T.S. Eliot (why do I keep bringing him up when I claim to resent him?) is credited with saying “Immature poets imitate; mature poets steal.” Of course, it’s plain wrong to plagiarize, and Eliot’s statement shouldn’t be taken as a license to lie. In fact, if we practice good research habits and read the statement in context, it becomes clear exactly what he meant by “steal.”
One of the surest of tests [of excellence] is the way in which a poet borrows. Immature poets imitate; mature poets steal; bad poets deface what they take, and good poets make it into something better, or at least something different. The good poet welds his theft into a whole of feeling which is unique, utterly different from that from which it was torn; the bad poet throws it into something which has no cohesion. A good poet will usually borrow from authors remote in time, or alien in language, or diverse in interest.
So, it’s okay to “steal” an idea or feeling from another poem as long as (to quote another much-resented writer) we “make it new.”
Modernists like Eliot and Pound were not the first to grapple with the distinctions between imitation and theft. Generations of poets have been influenced and inspired by their forebears.
The literary critic Harold Bloom devoted an entire book to what he called “The Anxiety of Influence,” arguing that all literature is a response to the work that preceded it. The book, published in 1973, was the literary equivalent of the Biblical dictum, “There is nothing new under the sun.”
What creative person wouldn’t become anxious at the idea there is no possibility of creating anything wholly new?
Maybe mature creative persons don’t become anxious. Readers of poetry may come across epigraphs that openly acknowledge the influence of other artists. Those epigraphs are usually framed as “After Jane Doe.” Or, sometimes the title of the poem tells us who the poet is imitating, as in “After Horace” by Carolyn Kizer.

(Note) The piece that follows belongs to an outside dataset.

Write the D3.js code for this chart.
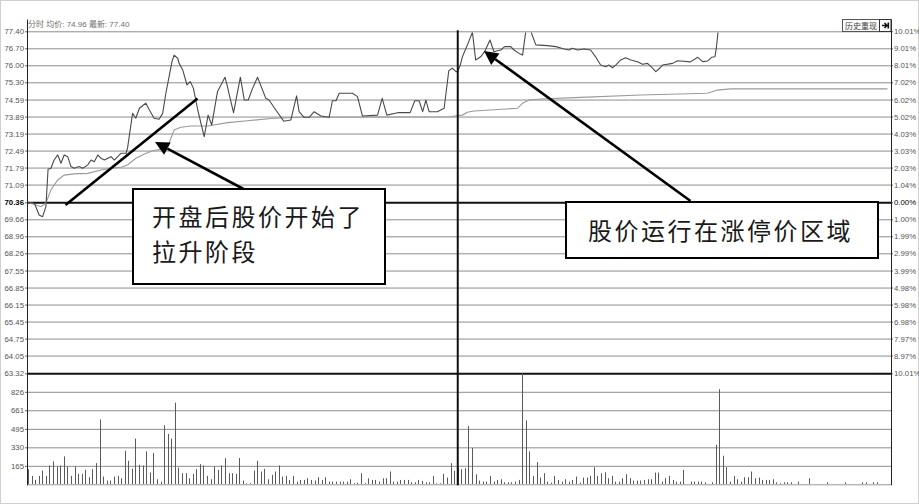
<!DOCTYPE html>
<html><head><meta charset="utf-8">
<script src="https://cdn.jsdelivr.net/npm/d3@7"></script>
<style>body{margin:0;background:#fff}svg{display:block}</style>
</head><body>
<svg id="c" width="919" height="504"></svg>
<script>
// ---------------- DATA ----------------
const priceTickLabels = ["77.40","76.70","76.00","75.30","74.59","73.89","73.19","72.49","71.79","71.09","70.36","69.66","68.96","68.26","67.55","66.85","66.15","65.45","64.75","64.05","63.32"];
const pctTickLabels = ["10.01%","9.01%","8.01%","7.02%","6.02%","5.02%","4.03%","3.03%","2.03%","1.04%","0.00%","1.00%","1.99%","2.99%","3.99%","4.98%","5.98%","6.98%","7.97%","8.97%","10.01%"];
const prevClose = 70.36;
const volTicks = [165, 330, 495, 661, 826];
const volMax = 991;
const headerText = "分时 均价: 74.96 最新: 77.40";
const buttonText = "历史重现";
const note1Lines = ["开盘后股价开始了", "拉升阶段"];
const note2Lines = ["股价运行在涨停价区域"];

// price line (minute index, price)
const priceMinutes = [0,1.8,3.1,4.1,5.0,5.6,6.4,7.3,8.3,9.2,10.1,11.1,12.0,12.9,14.3,15.3,16.7,17.6,18.5,19.5,20.4,21.3,23.2,24.1,26.0,27.4,27.8,29.2,30.1,31.1,32.9,33.9,35.2,36.6,37.6,38.5,39.4,40.2,40.8,41.8,42.2,43.2,44.4,45.3,46.2,47.4,49.2,50.3,51.3,52.9,55.0,55.7,56.2,57.4,59.3,60.4,61.5,62.7,64.1,66.4,67.3,69.2,71.4,73.4,75.0,75.7,77.1,78.5,79.9,81.8,84.1,85.0,86.0,86.9,90.6,92.0,93.4,97.6,98.9,100.2,103.2,106.7,108.0,109.2,110.2,111.1,112.0,114.3,116.2,117.5,118.5,119.5,120.0,120.7,121.3,122.7,124.1,125.0,126.4,127.5,129.0,130.1,132.0,133.1,134.8,135.7,137.1,138.1,139.0,140.4,141.8,145.0,147.4,149.7,151.1,152.0,153.4,155.3,157.1,158.5,159.9,161.3,162.2,163.2,164.1,165.5,166.9,168.3,170.2,171.6,173.0,174.4,175.3,176.4,177.2,180.0,181.4,185.0,187.0,188.4,189.8,190.9,191.8,192.2,192.7,240];
const priceValues = [70.36,70.32,69.84,69.77,70.18,71.72,71.76,72.10,72.31,71.97,72.31,72.24,71.83,71.76,71.83,71.76,71.90,72.10,72.03,72.31,72.17,72.10,72.24,72.10,72.38,72.38,72.60,74.02,73.82,74.23,74.44,74.16,73.82,73.78,74.02,74.85,75.53,76.15,76.42,76.29,76.08,75.81,75.19,75.33,75.05,74.16,73.06,73.95,73.54,74.91,75.51,75.12,74.78,74.05,75.51,74.57,74.57,75.05,75.51,74.64,74.57,74.16,73.70,73.75,74.74,74.09,73.86,73.86,74.09,73.91,73.86,74.54,74.54,74.85,74.85,74.71,73.91,73.95,74.64,73.95,74.05,74.05,74.54,74.54,74.09,74.57,74.09,74.09,74.23,75.78,75.88,75.74,75.74,76.01,76.35,76.84,77.36,76.22,76.35,76.56,77.04,76.56,76.63,76.77,76.77,76.63,76.49,76.42,77.40,77.40,76.84,76.81,76.77,76.67,76.63,76.70,76.63,76.67,76.63,76.35,76.01,75.94,76.01,75.90,76.01,76.22,76.31,76.22,76.15,76.04,76.08,75.88,75.74,75.88,76.01,76.08,76.19,76.14,76.33,76.15,76.18,76.33,76.35,76.70,77.40,77.40];

// average price line (minute index, price)
const avgMinutes = [0,3.6,5.0,6.4,8.3,10.1,12.9,16.7,20.4,23.2,26.0,27.8,30.1,32.5,34.8,37.1,39.4,40.8,42.7,45.5,50.2,55.7,61.3,68.7,76.2,118.0,120.0,121.3,122.7,124.6,136.7,138.1,139.9,143.2,152.5,171.1,189.7,192.5,196.2,240];
const avgValues = [70.36,70.18,70.33,70.87,71.28,71.48,71.53,71.55,71.69,71.76,71.80,71.90,72.17,72.35,72.48,72.54,72.79,73.34,73.45,73.50,73.50,73.64,73.72,73.82,73.86,73.88,73.93,73.95,74.07,74.12,74.23,74.44,74.57,74.61,74.67,74.78,74.85,74.98,75.03,75.03];

// volume per minute (241 minutes)
const volumes = [
 135,75,39,75,123,75,168,204,159,168,
 249,159,75,159,93,93,129,63,135,189,
 579,69,33,33,69,75,54,300,210,138,
 408,174,168,294,105,279,45,24,528,450,
 408,729,150,99,99,54,93,135,180,168,
 75,45,159,129,168,234,99,99,93,234,
 33,9,9,123,210,114,138,45,84,114,
 168,69,75,39,75,24,39,39,54,39,
 33,63,39,63,24,24,24,24,24,24,
 45,9,15,99,9,54,39,39,24,54,
 54,114,24,24,39,39,39,18,18,39,
 30,18,18,75,9,9,93,60,189,120,
 150,
 135,144,519,324,90,33,24,24,75,
 24,39,45,18,18,18,24,39,1000,570,
 294,75,198,60,99,24,15,75,39,24,
 45,24,39,69,15,60,60,75,153,75,
 99,108,54,75,24,24,54,90,54,33,
 33,33,39,45,45,105,105,24,54,75,
 39,24,24,129,0,24,24,24,24,18,
 0,18,354,849,255,153,24,75,45,24,
 63,63,114,54,60,39,39,39,45,18,
 9,18,18,18,0,24,0,0,54,0,
 0,0,0,18,0,0,0,0,18,0,
 0,0,0,18,18,0,18,18,0,0,
 0];

// ---------------- LAYOUT ----------------
const L = 27, R = 891, PT = 31.3, PB = 373.3, VB = 484.3, TOP = 19.5;
const svg = d3.select("#c");
const lblFont = "'Liberation Sans', Arial, sans-serif";
const cjkFont = "'Noto Sans CJK SC', 'Noto Sans', sans-serif";

const x = d3.scaleLinear().domain([0, 240]).range([28, 887.5]);
const priceTickValues = priceTickLabels.map(Number);
const y = d3.scaleLinear().domain([63.32, 77.40]).range([PB, PT]);
const yv = d3.scaleLinear().domain([0, volMax]).range([VB, PB]);

const defs = svg.append("defs");
defs.append("clipPath").attr("id", "vclip")
  .append("rect").attr("x", L).attr("y", PB).attr("width", R - L).attr("height", VB - PB);
defs.append("clipPath").attr("id", "pclip")
  .append("rect").attr("x", L).attr("y", PT + 1.2).attr("width", R - L).attr("height", PB - PT);

// outer light border
svg.append("rect").attr("x", 0.5).attr("y", 0.5).attr("width", 918).attr("height", 503)
  .attr("fill", "none").attr("stroke", "#d0d0d0");

// price grid
const grid = svg.append("g").attr("transform", `translate(${L},0)`)
  .call(d3.axisLeft(y).tickValues(priceTickValues).tickSize(-(R - L)).tickFormat(""));
grid.select(".domain").remove();
grid.selectAll(".tick line")
  .attr("stroke", (d, i) => (i === 10 || i === 20) ? "#111" : "#8c8c8c")
  .attr("stroke-width", (d, i) => (i === 10 || i === 20) ? 2 : 1);

// volume grid
const vgrid = svg.append("g").attr("transform", `translate(${L},0)`)
  .call(d3.axisLeft(yv).tickValues(volTicks).tickSize(-(R - L)).tickFormat(""));
vgrid.select(".domain").remove();
vgrid.selectAll(".tick line").attr("stroke", "#8c8c8c");

// bottom baseline
svg.append("line").attr("x1", L).attr("x2", R).attr("y1", VB + 0.5).attr("y2", VB + 0.5)
  .attr("stroke", "#9a9a9a");

// left price axis labels
const la = svg.append("g").attr("transform", `translate(${L},0)`)
  .call(d3.axisLeft(y).tickValues(priceTickValues).tickSize(2).tickPadding(1)
    .tickFormat((d, i) => priceTickLabels[i]));
la.select(".domain").remove();
la.selectAll(".tick line").attr("stroke", "#666");
la.selectAll("text").attr("font-family", lblFont).attr("font-size", 7.8)
  .attr("fill", (d, i) => i === 10 ? "#000" : "#555")
  .attr("font-weight", (d, i) => i === 10 ? "bold" : "normal");

// right percent labels
const ra = svg.append("g").attr("transform", `translate(${R},0)`)
  .call(d3.axisRight(y).tickValues(priceTickValues).tickSize(2).tickPadding(1)
    .tickFormat((d, i) => pctTickLabels[i]));
ra.select(".domain").remove();
ra.selectAll(".tick line").attr("stroke", "#666");
ra.selectAll("text").attr("font-family", lblFont).attr("font-size", 7.8)
  .attr("fill", (d, i) => i === 10 ? "#000" : "#555");

// volume axis labels
const va = svg.append("g").attr("transform", `translate(${L},0)`)
  .call(d3.axisLeft(yv).tickValues(volTicks).tickSize(2).tickPadding(1));
va.select(".domain").remove();
va.selectAll(".tick line").attr("stroke", "#666");
va.selectAll("text").attr("font-family", lblFont).attr("font-size", 7.8).attr("fill", "#555");

// volume bars
svg.append("g").attr("clip-path", "url(#vclip)").selectAll("line").data(volumes).join("line")
  .attr("x1", (d, i) => Math.round(x(i)) + 0.5).attr("x2", (d, i) => Math.round(x(i)) + 0.5)
  .attr("y1", yv(0)).attr("y2", d => yv(d))
  .attr("stroke", "#5a5a5a").attr("stroke-width", 1);

// average & price lines
const avgData = avgMinutes.map((m, i) => [m, avgValues[i]]);
const priceData = priceMinutes.map((m, i) => [m, priceValues[i]]);
const lineGen = d3.line().x(d => x(d[0])).y(d => y(d[1]));
const lines = svg.append("g").attr("clip-path", "url(#pclip)");
lines.append("path").datum(avgData).attr("d", lineGen)
  .attr("fill", "none").attr("stroke", "#9a9a9a").attr("stroke-width", 1.1);
lines.append("path").datum(priceData).attr("d", lineGen)
  .attr("fill", "none").attr("stroke", "#4a4a4a").attr("stroke-width", 1.1)
  .attr("stroke-linejoin", "round");

// frame: left / right / session divider
svg.append("line").attr("x1", L + 0.5).attr("x2", L + 0.5).attr("y1", TOP).attr("y2", VB + 1)
  .attr("stroke", "#222");
svg.append("line").attr("x1", R + 0.5).attr("x2", R + 0.5).attr("y1", TOP).attr("y2", VB + 1)
  .attr("stroke", "#222");
svg.append("line").attr("x1", x(120)).attr("x2", x(120)).attr("y1", PT - 1).attr("y2", VB + 1)
  .attr("stroke", "#111").attr("stroke-width", 2);

// header text
svg.append("text").attr("x", 28).attr("y", 27).text(headerText)
  .attr("font-family", lblFont + "," + cjkFont).attr("font-size", 8).attr("fill", "#707070");

// top-right button
const btn = svg.append("g");
btn.append("rect").attr("x", 842.5).attr("y", 19.5).attr("width", 37).attr("height", 12)
  .attr("fill", "#fafafa").attr("stroke", "#555");
btn.append("text").attr("x", 861).attr("y", 28.5).attr("text-anchor", "middle").text(buttonText)
  .attr("font-family", cjkFont).attr("font-size", 8).attr("fill", "#444");
btn.append("rect").attr("x", 879.5).attr("y", 19.5).attr("width", 11.5).attr("height", 12)
  .attr("fill", "#fafafa").attr("stroke", "#333");
btn.append("path").attr("d", "M882,25.5 L886,25.5 M884.5,23 L887,25.5 L884.5,28 M888.3,22.5 L888.3,28.5")
  .attr("stroke", "#111").attr("stroke-width", 1.6).attr("fill", "none");

// ---------------- ANNOTATIONS ----------------
const ann = svg.append("g");
function arrow(x1, y1, tx, ty, withHead) {
  const dx = tx - x1, dy = ty - y1, len = Math.hypot(dx, dy);
  const ux = dx / len, uy = dy / len, hl = 14, hw = 7;
  const bx = tx - ux * hl, by = ty - uy * hl;
  ann.append("line").attr("x1", x1).attr("y1", y1)
    .attr("x2", withHead ? bx : tx).attr("y2", withHead ? by : ty)
    .attr("stroke", "#000").attr("stroke-width", 2.6);
  if (withHead) {
    const nx = -uy * hw, ny = ux * hw;
    ann.append("path").attr("d", `M${tx},${ty} L${bx + nx},${by + ny} L${bx - nx},${by - ny} Z`)
      .attr("fill", "#000");
  }
}
arrow(65.5, 205, 197.5, 98.5, false);
arrow(243.5, 189, 155, 142, true);
arrow(690.5, 201, 484, 51, true);

function note(bx, by, bw, bh, lines, tx, ty, lh) {
  ann.append("rect").attr("x", bx).attr("y", by).attr("width", bw).attr("height", bh)
    .attr("fill", "#fff").attr("stroke", "#000").attr("stroke-width", 2);
  lines.forEach((t, i) => {
    ann.append("text").attr("x", tx).attr("y", ty + i * lh).text(t)
      .attr("font-family", cjkFont).attr("font-size", 24).attr("letter-spacing", 2.5)
      .attr("fill", "#1a1a1a");
  });
}
note(133, 189, 252, 95, note1Lines, 152, 226, 35);
note(566, 202, 312, 56, note2Lines, 588, 240, 35);
</script>
</body></html>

Here’s an attempt of mine to “make it new,” originally published in Mezzo Cammin. It’s an imitation — or theft — of a poem by Louise Bogan titled “The Changed Woman,” which got me thinking about how not changing can be a way to accomplish change.
The Unchanged Woman
— after “The Changed Woman” by Louise Bogan
Again she bears what she once bore,
And not because she has forgotten
The weight. Asleep, she opens the door
To peace: a single chair, pale cotton
Shift, empty pages. No fuss.
Awake, the garden reminds her of
Her choices: dahlias, hibiscus
Weighed down by honeybees’ love,
The way some women bend below
Their children’s weight. Not her. She dead-
Heads blossoms past their first hello
And brushes past the bees that spread
Their busy legs and baskets, winnowing
Out pollen she doesn’t wish to capture.
Her burden isn’t in the finishing,
Or mundane seeds that once were rapture.